Ich denke, dieser Artikel ist ein typisches Beispiel des "Wir und sie". Der Autor vetritt eine typische westliche und linksliberale Sichtweise, die zwar für alles offen sein möchte, tatsächlich aber andere, der eigenen Vorstellungen nicht entsprechende Normen ablehnt. Und das ganze dann noch in wohlklingende, aber letztendlich nichtssagende Worte kleidet.
Das, was hier der russischen Regierung (aka. Putin) vorgeworfen wird, wie z.B. die Ausbildung eines Racket-Staates trifft mMn genausogut auf die sich als selbst so bezeichnenden Demokratien zu. In den europäischen Staaten haben vor allem mächtige Lobbies, Verbände und Unternehmen, die vor allem transatlantisch und neoliberal kapitalistisch ausgerichtet sind, das Sagen in der Politik. Es geht vor allem um Privatisierung von Allgemeingut per Verträge (modernes Fencing) und das Einbringen von noch mehr Kapital für die, die schon viel besitzen. Eventuelle Verluste werden auf die Allgemeinheit abgewälzt. Das ganze wird durch von diesen Rackets selbst formulierten Gesetzen abgesichert und von Polizei und Justiz durchgesetzt - womit für das Volk ein Anschein von rechtmäßigem Vorgehen aufrecht erhalten wird.
In diesem Sinne kann man die USA als beispielhaften Racket-Staat sehen, wo nur eine kleine und mit hohem Vermögen ausgestattete Clique Staatsämter unter sich verteilt, wie z.B. das Präsidentenamt.
Ich kann hier keine großen Unterschiede zwischen uns (dem Westen) und ihnen (den Russen) erkennen.
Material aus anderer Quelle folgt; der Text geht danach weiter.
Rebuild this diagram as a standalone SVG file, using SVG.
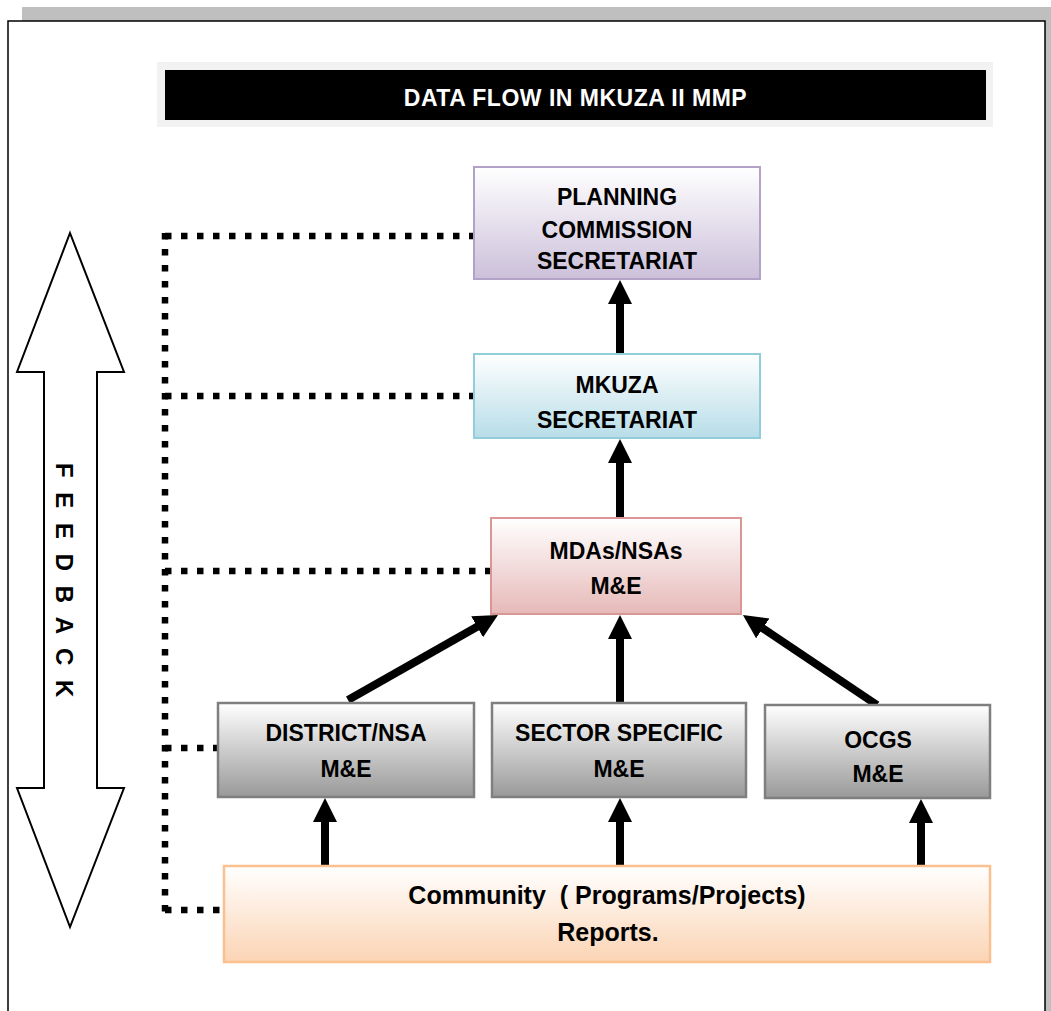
<svg xmlns="http://www.w3.org/2000/svg" width="1051" height="1011" viewBox="0 0 1051 1011">
<defs>
<linearGradient id="gPurple" x1="0" y1="0" x2="0" y2="1"><stop offset="0" stop-color="#ffffff"/><stop offset="1" stop-color="#ccc0da"/></linearGradient>
<linearGradient id="gBlue" x1="0" y1="0" x2="0" y2="1"><stop offset="0" stop-color="#ffffff"/><stop offset="1" stop-color="#b7dde8"/></linearGradient>
<linearGradient id="gRed" x1="0" y1="0" x2="0" y2="1"><stop offset="0" stop-color="#ffffff"/><stop offset="1" stop-color="#e6b9b8"/></linearGradient>
<linearGradient id="gGray" x1="0" y1="0" x2="0" y2="1"><stop offset="0" stop-color="#ffffff"/><stop offset="1" stop-color="#999999"/></linearGradient>
<linearGradient id="gOrange" x1="0" y1="0" x2="0" y2="1"><stop offset="0" stop-color="#ffffff"/><stop offset="1" stop-color="#fbd4b4"/></linearGradient>
<marker id="ah" markerUnits="userSpaceOnUse" markerWidth="26" markerHeight="26" viewBox="0 0 26 26" refX="1" refY="12" orient="auto">
<path d="M0,0 L24,12 L0,24 z" fill="#000"/>
</marker>
</defs>
<style>
.lbl{font-family:"Liberation Sans",Arial,sans-serif;font-weight:bold;font-size:23px;fill:#000;text-anchor:middle}
.com{font-size:25px}
.title{font-family:"Liberation Sans",Arial,sans-serif;font-weight:bold;font-size:23px;letter-spacing:0.5px;fill:#fff;text-anchor:middle}
.fb{font-family:"Liberation Sans",Arial,sans-serif;font-weight:bold;font-size:24px;fill:#000;letter-spacing:4px}
.arr{stroke:#000;stroke-width:8;fill:none;marker-end:url(#ah)}
.dot{stroke:#000;stroke-width:6.5;fill:none;stroke-dasharray:6.5 9.5}
</style>
<rect x="0" y="0" width="1051" height="1011" fill="#fff"/>
<rect x="22" y="7" width="1040" height="1010" fill="#bfbfbf"/>
<rect x="8" y="21" width="1037" height="1000" fill="#fff" stroke="#000" stroke-width="1.5"/>

<g id="title">
<rect x="157" y="62" width="836" height="65" fill="#f2f2f2"/>
<rect x="165" y="70" width="821" height="50" fill="#000"/>
<text class="title" x="575.5" y="106">DATA FLOW IN MKUZA II MMP</text>
</g>

<g id="feedback">
<polygon points="70,233 124,372 97,372 97,788 124,788 70,927 17,788 44,788 44,372 17,372" fill="#fff" stroke="#000" stroke-width="2"/>
<text class="fb" transform="translate(56,463) rotate(90)" x="0" y="0">F E E D B A C K</text>
</g>

<g id="connectors">
<line class="dot" x1="165" y1="236" x2="474" y2="236"/>
<line class="dot" x1="165" y1="396" x2="474" y2="396"/>
<line class="dot" x1="165" y1="571" x2="491" y2="571"/>
<line class="dot" x1="165" y1="748" x2="218" y2="748"/>
<line class="dot" x1="165" y1="910" x2="224" y2="910"/>
<line class="dot" x1="165" y1="233" x2="165" y2="913"/>
<line class="arr" x1="620" y1="354" x2="620" y2="303"/>
<line class="arr" x1="620" y1="518" x2="620" y2="462"/>
<line class="arr" x1="620" y1="703" x2="620" y2="638"/>
<line class="arr" x1="348" y1="700" x2="478" y2="626.3"/>
<line class="arr" x1="877" y1="705" x2="762" y2="627.8"/>
<line class="arr" x1="325" y1="866" x2="325" y2="821"/>
<line class="arr" x1="620" y1="866" x2="620" y2="821"/>
<line class="arr" x1="921" y1="866" x2="921" y2="822"/>
</g>

<g id="planning">
<rect x="474" y="167" width="286" height="112" fill="url(#gPurple)" stroke="#b3a2c7" stroke-width="2"/>
<text class="lbl" x="617" y="205">PLANNING</text>
<text class="lbl" x="617" y="238">COMMISSION</text>
<text class="lbl" x="617" y="269">SECRETARIAT</text>
</g>

<g id="mkuza">
<rect x="474" y="354" width="286" height="84" fill="url(#gBlue)" stroke="#92cddc" stroke-width="2"/>
<text class="lbl" x="617" y="393">MKUZA</text>
<text class="lbl" x="617" y="428">SECRETARIAT</text>
</g>

<g id="mdas">
<rect x="491" y="518" width="250" height="96" fill="url(#gRed)" stroke="#d99694" stroke-width="2"/>
<text class="lbl" x="616" y="559">MDAs/NSAs</text>
<text class="lbl" x="616" y="594">M&amp;E</text>
</g>

<g id="district">
<rect x="218" y="703" width="256" height="94" fill="url(#gGray)" stroke="#7f7f7f" stroke-width="2.5"/>
<text class="lbl" x="346" y="741">DISTRICT/NSA</text>
<text class="lbl" x="346" y="777">M&amp;E</text>
</g>

<g id="sector">
<rect x="492" y="703" width="254" height="94" fill="url(#gGray)" stroke="#7f7f7f" stroke-width="2.5"/>
<text class="lbl" x="619" y="741">SECTOR SPECIFIC</text>
<text class="lbl" x="619" y="777">M&amp;E</text>
</g>

<g id="ocgs">
<rect x="765" y="705" width="225" height="93" fill="url(#gGray)" stroke="#7f7f7f" stroke-width="2.5"/>
<text class="lbl" x="878" y="748">OCGS</text>
<text class="lbl" x="878" y="782">M&amp;E</text>
</g>

<g id="community">
<rect x="224" y="866" width="766" height="96" fill="url(#gOrange)" stroke="#fac090" stroke-width="2.5"/>
<text class="lbl com" x="607" y="904" xml:space="preserve">Community  ( Programs/Projects)</text>
<text class="lbl com" x="608" y="941">Reports.</text>
</g>
</svg>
Falls der Begriff Racket-Staat jetzt manchen Ohren zu hart klingt: Man kann es auch Oligarchen-Herrschaft nennen, oder auch Neo-Feudalismus.
Wenn Russland nun vorgeworfen wird, den Krieg gegen die Ukraine begonnen zu haben (was Russland eindeutig hat) und damit die russische Führung als "aggressiv" bezeichnet, fällt auch das wieder auf den Westen zurück. NATO-Ostwerweiterung, verschiedene Kriege im Nahen Osten und Unterstützung von gewaltsamen Regime-Changes sind keine Erfindung der Russen, hier ist der Westen und vor allem die USA führend. Wobei auch hier wieder zum Durchsetzen der politischen Ziele Mafiamethoden angewendet werden, wie Beschlagnahme von Staatsvermögen und -eigentum, dass dann in die eigenen Kassen umgeleitet wird, um weitere Kriege zu finanzieren. Jüngstes Beispiel ist z.B. die Beschlagnahme und Umwidmung des afghanischen Auslandsvermögen, dass u.a. für die Entschädigung der Opfer von 9/11 verwendet werden soll (Anm.: soweit ich weiß, waren die meisten der damaligen Attentäter Saudis).
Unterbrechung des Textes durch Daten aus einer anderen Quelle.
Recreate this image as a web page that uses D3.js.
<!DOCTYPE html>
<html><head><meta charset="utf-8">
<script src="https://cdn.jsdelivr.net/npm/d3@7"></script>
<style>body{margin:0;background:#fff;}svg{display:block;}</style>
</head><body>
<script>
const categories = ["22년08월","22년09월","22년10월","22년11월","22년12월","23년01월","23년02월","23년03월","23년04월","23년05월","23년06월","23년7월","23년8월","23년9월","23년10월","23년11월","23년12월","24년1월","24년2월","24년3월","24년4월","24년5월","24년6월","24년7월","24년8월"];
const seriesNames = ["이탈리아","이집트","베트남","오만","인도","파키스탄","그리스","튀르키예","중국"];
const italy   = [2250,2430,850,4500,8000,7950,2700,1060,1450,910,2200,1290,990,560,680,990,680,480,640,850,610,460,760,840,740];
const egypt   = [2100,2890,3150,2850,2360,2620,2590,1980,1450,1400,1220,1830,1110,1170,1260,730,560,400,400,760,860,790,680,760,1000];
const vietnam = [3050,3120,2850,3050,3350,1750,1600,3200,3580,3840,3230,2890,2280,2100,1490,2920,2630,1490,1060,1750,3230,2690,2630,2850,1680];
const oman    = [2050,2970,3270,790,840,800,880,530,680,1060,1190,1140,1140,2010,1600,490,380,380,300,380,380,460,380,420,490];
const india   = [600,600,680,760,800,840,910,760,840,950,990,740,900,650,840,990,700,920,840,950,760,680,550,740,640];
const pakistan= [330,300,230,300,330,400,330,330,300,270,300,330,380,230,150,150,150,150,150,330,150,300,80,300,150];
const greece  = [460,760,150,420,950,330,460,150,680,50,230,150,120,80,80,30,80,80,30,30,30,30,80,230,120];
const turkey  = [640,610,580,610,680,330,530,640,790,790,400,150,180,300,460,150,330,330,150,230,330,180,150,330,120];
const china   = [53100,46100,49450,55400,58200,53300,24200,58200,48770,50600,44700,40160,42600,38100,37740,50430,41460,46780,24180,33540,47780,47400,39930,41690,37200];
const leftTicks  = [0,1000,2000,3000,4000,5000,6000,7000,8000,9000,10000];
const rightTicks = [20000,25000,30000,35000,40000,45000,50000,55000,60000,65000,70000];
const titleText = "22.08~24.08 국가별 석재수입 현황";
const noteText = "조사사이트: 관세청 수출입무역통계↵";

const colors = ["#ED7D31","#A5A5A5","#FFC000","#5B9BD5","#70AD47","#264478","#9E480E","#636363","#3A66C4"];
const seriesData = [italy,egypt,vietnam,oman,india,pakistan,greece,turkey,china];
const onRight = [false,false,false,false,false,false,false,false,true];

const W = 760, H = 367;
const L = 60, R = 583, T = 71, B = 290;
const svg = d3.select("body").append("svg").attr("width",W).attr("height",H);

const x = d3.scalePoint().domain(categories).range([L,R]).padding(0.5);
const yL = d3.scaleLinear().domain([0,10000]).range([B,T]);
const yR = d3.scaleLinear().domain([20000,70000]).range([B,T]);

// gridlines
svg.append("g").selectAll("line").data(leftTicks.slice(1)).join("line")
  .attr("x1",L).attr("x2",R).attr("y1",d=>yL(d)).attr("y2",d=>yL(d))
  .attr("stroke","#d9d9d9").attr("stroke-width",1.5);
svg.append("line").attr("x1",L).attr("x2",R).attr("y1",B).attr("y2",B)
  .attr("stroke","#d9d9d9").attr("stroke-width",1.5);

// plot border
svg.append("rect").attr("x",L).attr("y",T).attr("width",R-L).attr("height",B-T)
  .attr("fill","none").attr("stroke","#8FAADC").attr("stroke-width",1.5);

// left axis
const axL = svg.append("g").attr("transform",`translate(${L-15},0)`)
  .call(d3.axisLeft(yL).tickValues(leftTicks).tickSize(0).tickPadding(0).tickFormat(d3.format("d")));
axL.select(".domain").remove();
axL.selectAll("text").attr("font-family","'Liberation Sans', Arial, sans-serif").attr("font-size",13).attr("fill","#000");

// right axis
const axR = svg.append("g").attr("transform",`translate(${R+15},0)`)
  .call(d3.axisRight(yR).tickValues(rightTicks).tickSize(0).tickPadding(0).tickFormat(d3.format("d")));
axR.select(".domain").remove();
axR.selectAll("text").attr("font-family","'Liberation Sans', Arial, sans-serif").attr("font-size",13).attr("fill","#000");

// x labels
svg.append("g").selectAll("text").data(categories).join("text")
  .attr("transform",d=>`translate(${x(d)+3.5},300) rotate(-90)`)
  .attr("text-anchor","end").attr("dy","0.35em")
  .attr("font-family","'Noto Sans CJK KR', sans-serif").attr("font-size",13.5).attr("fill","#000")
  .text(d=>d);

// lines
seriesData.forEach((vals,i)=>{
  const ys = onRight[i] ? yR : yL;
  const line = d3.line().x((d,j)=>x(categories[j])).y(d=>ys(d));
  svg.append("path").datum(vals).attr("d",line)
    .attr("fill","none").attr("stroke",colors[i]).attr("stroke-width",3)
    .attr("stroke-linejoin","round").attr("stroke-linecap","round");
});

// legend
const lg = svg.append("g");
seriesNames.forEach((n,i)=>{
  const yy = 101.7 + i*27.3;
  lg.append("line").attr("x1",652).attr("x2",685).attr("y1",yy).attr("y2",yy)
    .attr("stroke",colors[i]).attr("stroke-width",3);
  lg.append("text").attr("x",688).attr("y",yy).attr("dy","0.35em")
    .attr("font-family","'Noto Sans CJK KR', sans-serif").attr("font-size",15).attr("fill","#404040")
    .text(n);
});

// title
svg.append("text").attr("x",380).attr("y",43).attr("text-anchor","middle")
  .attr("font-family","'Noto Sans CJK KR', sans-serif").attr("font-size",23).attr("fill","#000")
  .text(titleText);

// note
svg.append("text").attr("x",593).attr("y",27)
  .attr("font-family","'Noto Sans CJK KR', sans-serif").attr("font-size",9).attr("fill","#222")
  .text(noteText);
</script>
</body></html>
Herr Nowak macht hier also das, was viele sich selbst als linksliberal bezeichnende Menschen machen: Sie spiegeln die Unzuläglichkeiten der eigenen Gesellschaft/des eigenen Staates auf andere Staaten, um sie so wegschieben zu können. (Das gleiche wird auch mit den Mitmenschen gemacht, die nicht ins eigene Bild passen, siehe Cancel-Culture).
Es scheint schwer zu sein, zuerst vor der eigenen Haustüre zu kehren. Dies heißt jetzt nicht, das die in diesem Staat kritisierten Zustände nicht herrschen. Glaubwürdiger wäre die Kritik an den anderen jedoch, wenn man auch kritisch gegenüber sich selber ist.
Noch ein Nachsatz: Herr Nowak, wenn Sie mit Rainer Trampert auf antisemitische Tendenzen in der britischen Labour Party hinweisen, ist Ihnen wahrscheinlich nicht bewusst, dass diese konstruiert wurden, um mit Jeremy Corbyn einen kritischen Geist loszuwerden. Dieser wurde den Herrschaftscliquen des britischen Racket-Staats gefährlich, da er tatsächlich was am System zu ändern gedachte.